Whanganui District councillors have largely rejected a remit from Auckland Council which seeks to ban the sale of fireworks.
It was one of several remits that will be taken to the Local Government New Zealand's (LGNZ) Annual Meeting next month but won't be supported by the Whanganui council.
Council's policy and governance manager Stephanie Macdonald-Rose said 500 Whanganui residents had been surveyed on fireworks as part of the 2019 community views survey.
"Residents were asked if they agreed with the restrictions of fireworks in Whanganui, 68 percent agreed there should be restrictions, 20 per cent disagreed and 11 per cent were unsure," she said.
At Tuesday's meeting, councillors decided against supporting the Auckland Council's remit which asks LGNZ to work with central government to introduce legislation to ban the sale of fireworks to the general public and end their public use.
Councillor David Bennett opposed the remit.
"What else are kids going to have for fun? There'll be nothing left for them to do," he said.
Councillor Rob Vinsen was also against the move.
"I personally don't support this at all, this is a killjoy and I don't think it's warranted," he said.
"I believe that the public don't overwhelmingly want this either."
Mayor Hamish McDouall agreed and said he supported tighter legislation over an outright ban.
But deputy mayor Jenny Duncan said fireworks were far more dangerous than something like the mosquito point swing.

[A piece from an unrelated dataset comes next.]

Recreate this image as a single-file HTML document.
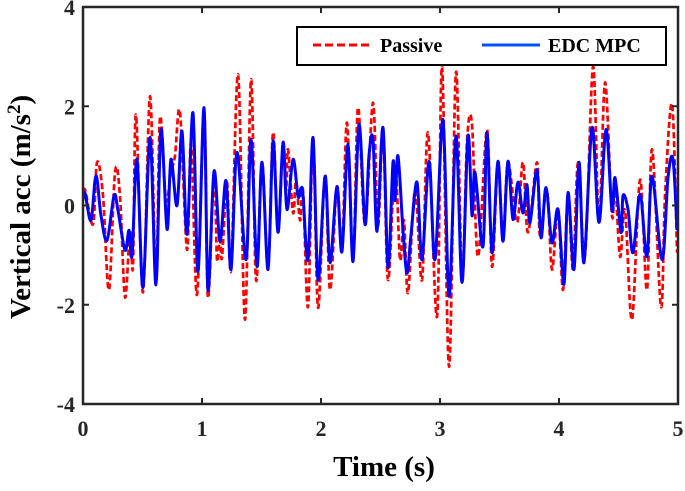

"However, I think that both treated appropriately with the appropriate amount of care should be available to our community."
Meanwhile the council has a poll for residents to have their say about fireworks regulations through its website and social media, which will be open until June 23.
The AGM takes place on July 7 in Wellington, where the Whanganui council will discuss 24 remits with other member councils.
Remits Whanganui will propose include for government to investigate the introduction of strengthened rules to govern the safe use of mobility scooters and for central government funding to be available annually for museums and galleries operated by territorial authorities with nationally significant collections.
A third remit put forward by Whanganui calls for the selection of all independent commissioners for Resource Management Act hearings to be centralised to improve independence and enhance the quality of decisions.
Whanganui councillors also voted to support a remit put forward by Hamilton City Council for LGNZ to encourage member councils to consider using environmentally friendly weed control methods.
Some of the other remits the council supported involved a broader range of funding and financial tools for social housing, phasing out single use polystyrene, and a review of the effectiveness of the Sale and Supply of Alcohol Act 2012 in reducing alcohol harm.
McDouall, councillor Rob Vinsen and councillor Charlie Anderson will attend the AGM on behalf of the council.